>> Start
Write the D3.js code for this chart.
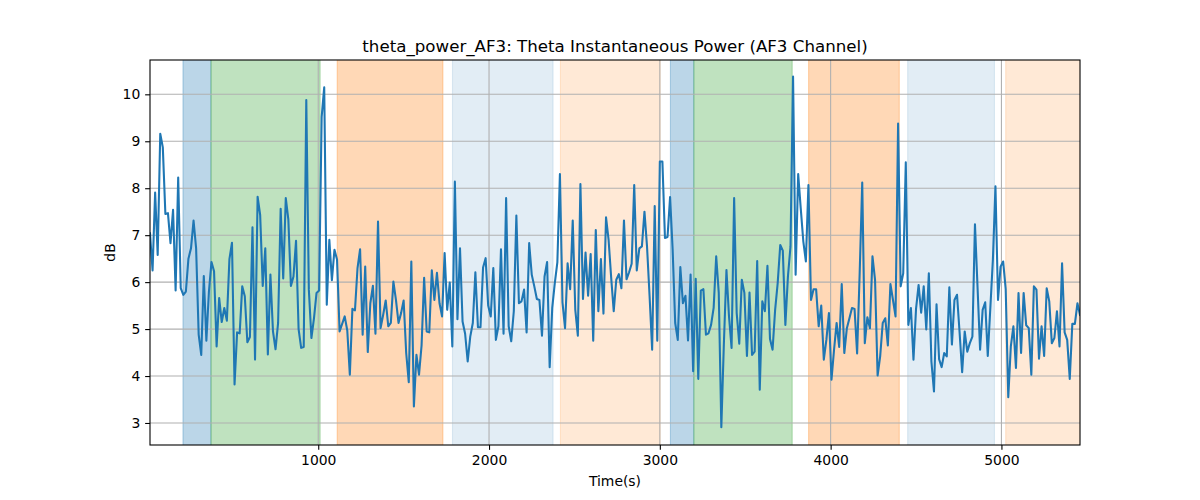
<!DOCTYPE html>
<html><head><meta charset="utf-8">
<script src="https://cdn.jsdelivr.net/npm/d3@7"></script>
<style>body{margin:0;background:#fff}svg text{font-family:"DejaVu Sans",sans-serif}</style>
</head><body><div id="chart"></div>
<script>
const timeStart = 15, timeStep = 15;
const power = [
7.04,6.25,7.91,6.58,9.16,8.87,7.45,7.47,6.83,7.54,5.82,8.23,5.87,5.73,5.80,6.50,6.72,7.31,6.72,4.88,4.45,6.13,4.75,5.80,6.43,6.23,4.63,5.66,5.15,5.45,5.18,6.49,6.84,3.82,4.93,4.91,5.91,
5.70,4.72,4.83,7.17,4.35,7.82,7.43,5.92,6.72,4.46,6.16,4.95,4.57,5.13,7.56,6.08,7.79,7.33,5.92,6.12,6.88,5.00,4.60,4.62,9.88,5.84,4.81,5.23,5.77,5.82,9.52,10.15,5.52,6.90,6.04,6.69,
6.48,4.95,5.11,5.27,4.97,4.03,5.43,5.40,6.30,6.70,4.88,6.33,4.51,5.55,5.92,4.90,7.29,5.02,5.30,5.61,5.06,5.13,6.01,5.62,5.13,5.34,5.61,4.49,3.87,6.44,3.35,4.45,4.03,4.65,6.09,4.95,
4.93,6.25,5.62,6.20,5.55,5.27,6.62,5.41,5.99,4.63,8.14,5.21,6.72,5.16,4.90,4.31,4.84,5.13,6.21,5.04,5.04,6.31,6.51,5.50,5.27,6.30,4.77,5.06,6.70,4.90,7.79,5.06,4.74,5.38,7.42,5.55,
5.59,5.84,4.93,6.83,6.16,5.91,5.64,5.62,4.86,6.12,6.43,4.19,5.45,5.98,6.42,8.30,5.57,5.02,6.40,5.85,7.31,5.41,4.86,8.09,5.64,6.63,5.71,6.60,4.75,7.11,5.38,6.49,5.33,7.38,6.9,6.1,
5.38,6.05,6.17,5.87,7.31,6.06,6.21,6.39,8.07,6.25,6.72,6.76,7.50,6.76,5.70,4.56,7.62,4.75,8.57,8.57,6.94,6.96,7.81,6.69,5.13,4.77,6.32,5.55,5.71,4.76,6.16,4.10,6.07,3.94,5.82,5.85,
4.88,4.91,5.09,5.45,6.55,5.77,2.91,4.70,6.26,5.27,4.60,7.79,5.34,4.69,6.05,5.77,4.43,5.78,4.45,4.52,6.45,3.71,5.59,5.38,6.35,4.79,4.56,5.41,5.98,6.79,6.67,5.09,6.12,6.76,10.38,6.16,
8.30,7.57,6.87,6.44,8.07,5.62,5.85,5.85,5.06,5.50,4.35,4.77,5.34,3.92,4.56,5.13,4.62,5.96,4.49,5.02,5.23,5.45,5.43,4.48,6.19,8.12,4.70,5.25,5.02,6.55,6.05,4.01,4.42,5.13,5.23,4.65,
5.96,5.62,5.27,9.38,5.91,6.19,8.55,5.09,5.45,4.35,5.43,5.94,5.35,5.91,4.99,6.19,4.31,3.67,5.53,4.36,4.19,4.49,4.42,5.89,4.67,5.62,5.73,4.93,4.08,4.95,4.52,4.70,4.84,7.23,5.9,4.56,
5.41,5.57,4.43,5.45,6.48,8.04,5.62,6.33,6.44,5.85,3.55,4.63,5.06,4.17,5.77,4.49,5.77,5.08,5.02,4.03,5.91,5.84,4.37,5.06,4.43,5.87,5.59,4.70,4.81,5.38,4.63,6.40,4.93,4.77,3.94,5.11,5.11,5.55,5.30
];
const spanStart = [208, 372, 1111, 1786, 2418, 3062, 3199, 3871, 4451, 5025];
const spanEnd   = [372, 1011, 1730, 2375, 3002, 3199, 3775, 4402, 4959, 5600];
const spanKind  = ["blue","green","orange","lblue","lorange","blue","green","orange","lblue","lorange"];
const xTicks = [1000, 2000, 3000, 4000, 5000];
const yTicks = [3, 4, 5, 6, 7, 8, 9, 10];

const kindColor = {blue:"#1f77b4", green:"#2ca02c", orange:"#ff7f0e", lblue:"#1f77b4", lorange:"#ff7f0e"};
const kindAlpha = {blue:0.3, green:0.3, orange:0.3, lblue:0.13, lorange:0.17};

const W = 1200, H = 500, L = 150, R = 1080, T = 60, B = 445;
const data = power.map((v, i) => ({t: timeStart + i * timeStep, v}));
const x = d3.scaleLinear().domain([data[0].t, data[data.length-1].t]).range([L, R]);
const y = d3.scaleLinear().domain([2.531, 10.731]).range([B, T]);

const svg = d3.select("#chart").append("svg").attr("width", W).attr("height", H);
svg.append("defs").append("clipPath").attr("id","clip").append("rect")
  .attr("x", L).attr("y", T).attr("width", R-L).attr("height", B-T);

const plot = svg.append("g").attr("clip-path","url(#clip)");
plot.selectAll("rect.span").data(spanStart.map((s,i)=>({s, e:spanEnd[i], k:spanKind[i]})))
  .enter().append("rect")
  .attr("x", d => x(d.s)).attr("width", d => x(d.e) - x(d.s))
  .attr("y", T - 5).attr("height", B - T + 10)
  .attr("fill", d => kindColor[d.k]).attr("fill-opacity", d => kindAlpha[d.k])
  .attr("stroke", d => kindColor[d.k]).attr("stroke-opacity", d => kindAlpha[d.k]).attr("stroke-width", 1.1);

// grid
const grid = plot.append("g").attr("stroke", "#b0b0b0").attr("stroke-width", 1.1);
xTicks.forEach(t => grid.append("line").attr("x1", x(t)).attr("x2", x(t)).attr("y1", T).attr("y2", B));
yTicks.forEach(t => grid.append("line").attr("x1", L).attr("x2", R).attr("y1", y(t)).attr("y2", y(t)));

plot.append("path").datum(data)
  .attr("fill","none").attr("stroke","#1f77b4").attr("stroke-width",2.08)
  .attr("stroke-linejoin","round").attr("stroke-linecap","square")
  .attr("d", d3.line().x(d => x(d.t)).y(d => y(d.v)));

// axes
const xAxis = d3.axisBottom(x).tickValues(xTicks).tickSize(4.86).tickPadding(4.86).tickFormat(d3.format("d"));
const gx = svg.append("g").attr("transform", `translate(0,${B})`).call(xAxis);
const yAxis = d3.axisLeft(y).tickValues(yTicks).tickSize(4.86).tickPadding(4.86).tickFormat(d3.format("d"));
const gy = svg.append("g").attr("transform", `translate(${L},0)`).call(yAxis);
[gx, gy].forEach(g => {
  g.select(".domain").remove();
  g.selectAll(".tick line").attr("stroke","#000").attr("stroke-width",1.1);
  g.selectAll(".tick text").attr("font-size","13.9px").attr("fill","#000").attr("font-family","DejaVu Sans");
});

svg.append("rect").attr("x", L).attr("y", T).attr("width", R-L).attr("height", B-T)
  .attr("fill","none").attr("stroke","#000").attr("stroke-width",1.1);

svg.append("text").attr("x", (L+R)/2).attr("y", 52).attr("text-anchor","middle")
  .attr("font-size","16.67px").text("theta_power_AF3: Theta Instantaneous Power (AF3 Channel)");
svg.append("text").attr("x", (L+R)/2).attr("y", 486).attr("text-anchor","middle")
  .attr("font-size","13.9px").text("Time(s)");
svg.append("text").attr("transform", `translate(115,${(T+B)/2}) rotate(-90)`).attr("text-anchor","middle")
  .attr("font-size","13.9px").text("dB");
</script></body></html>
>> End
• TASK DESCRIPTION
For the listing above, give the number of lines in which the string "chart" occurs, and nothing else.

• COMPLETED EXERCISE
3